Working data:
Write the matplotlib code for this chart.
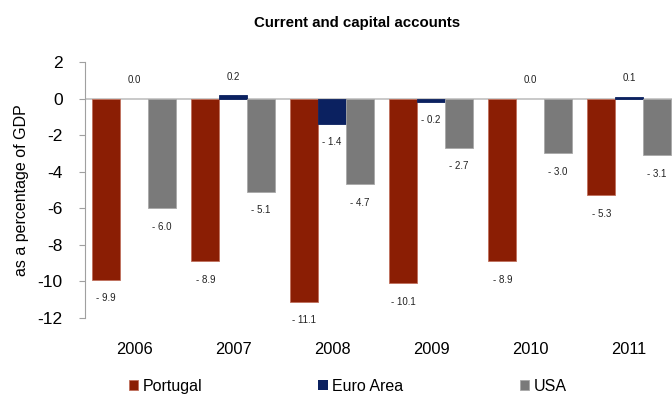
import numpy as np
import matplotlib.pyplot as plt

plt.rcParams['font.family'] = ['Liberation Sans', 'DejaVu Sans']
plt.rcParams['axes.unicode_minus'] = False

years = ['2006', '2007', '2008', '2009', '2010', '2011']
portugal = [-9.9, -8.9, -11.1, -10.1, -8.9, -5.3]
euro_area = [0.0, 0.2, -1.4, -0.2, 0.0, 0.1]
usa = [-6.0, -5.1, -4.7, -2.7, -3.0, -3.1]

series = [('Portugal', portugal, '#8b1e04', '#c0705c'),
          ('Euro Area', euro_area, '#0b2160', '#0b2160'),
          ('USA', usa, '#7a7a7a', '#a8a8a8')]


def fmt(v):
    # negatives written as "- 9.9"
    if v < 0:
        return '- {:.1f}'.format(abs(v))
    return '{:.1f}'.format(v)


fig = plt.figure(figsize=(6.72, 3.97), dpi=100)
ax = fig.add_axes([0.1265, 0.199, 0.8735, 0.645])

x = np.arange(len(years))
w = 0.28
for i, (name, vals, color, edge) in enumerate(series):
    pos = x + (i - 1) * w
    lw = [0.6 if v != 0 else 0 for v in vals]
    ax.bar(pos, vals, w, color=color, edgecolor=edge, linewidth=lw, label=name)
    for px, v in zip(pos, vals):
        off = 1.0 if v >= 0 else -1.0
        ax.text(px, v + off, fmt(v), ha='center', va='center',
                fontsize=7, color='#222222')

ax.axhline(0, color='#c0c0c0', linewidth=1.2, zorder=0)
ax.set_ylim(-12, 2)
ax.set_xlim(-0.495, 5.434)
ax.set_yticks(range(-12, 3, 2))
ax.set_xticks(x)
ax.set_xticklabels(years)
ax.tick_params(axis='y', labelsize=12.5, length=4, color='#a0a0a0', pad=12)
ax.tick_params(axis='x', labelsize=11.8, length=0, pad=17)
for side in ['top', 'right', 'bottom']:
    ax.spines[side].set_visible(False)
ax.spines['left'].set_color('#a0a0a0')
ax.set_ylabel('as a percentage of GDP', fontsize=11.5, labelpad=6)

fig.text(0.532, 0.942, 'Current and capital accounts', ha='center', va='center',
         fontsize=10.8, fontweight='bold')

fig.legend(loc='center left', bbox_to_anchor=(0.182, 0.027), ncol=3,
           frameon=False, fontsize=11.5, handlelength=0.6, handleheight=0.6,
           handletextpad=0.25, columnspacing=7.3, borderaxespad=0)

fig.savefig('out.png', dpi=100)
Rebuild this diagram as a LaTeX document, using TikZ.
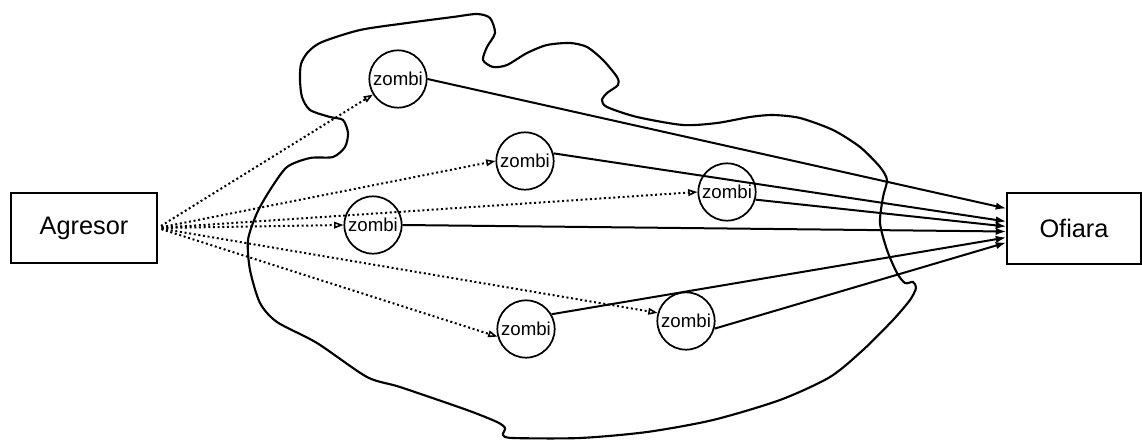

Aim of the exercise:
Everything from the first line of the entries through the line that contains "plt.rcParams['axes.unicode_minus'] = False" is to be reproduced exactly, except the pictures.

Answer in full:
Write the matplotlib code for this chart.
import numpy as np
import matplotlib.pyplot as plt

plt.rcParams['font.family'] = ['Liberation Sans', 'DejaVu Sans']
plt.rcParams['axes.unicode_minus'] = False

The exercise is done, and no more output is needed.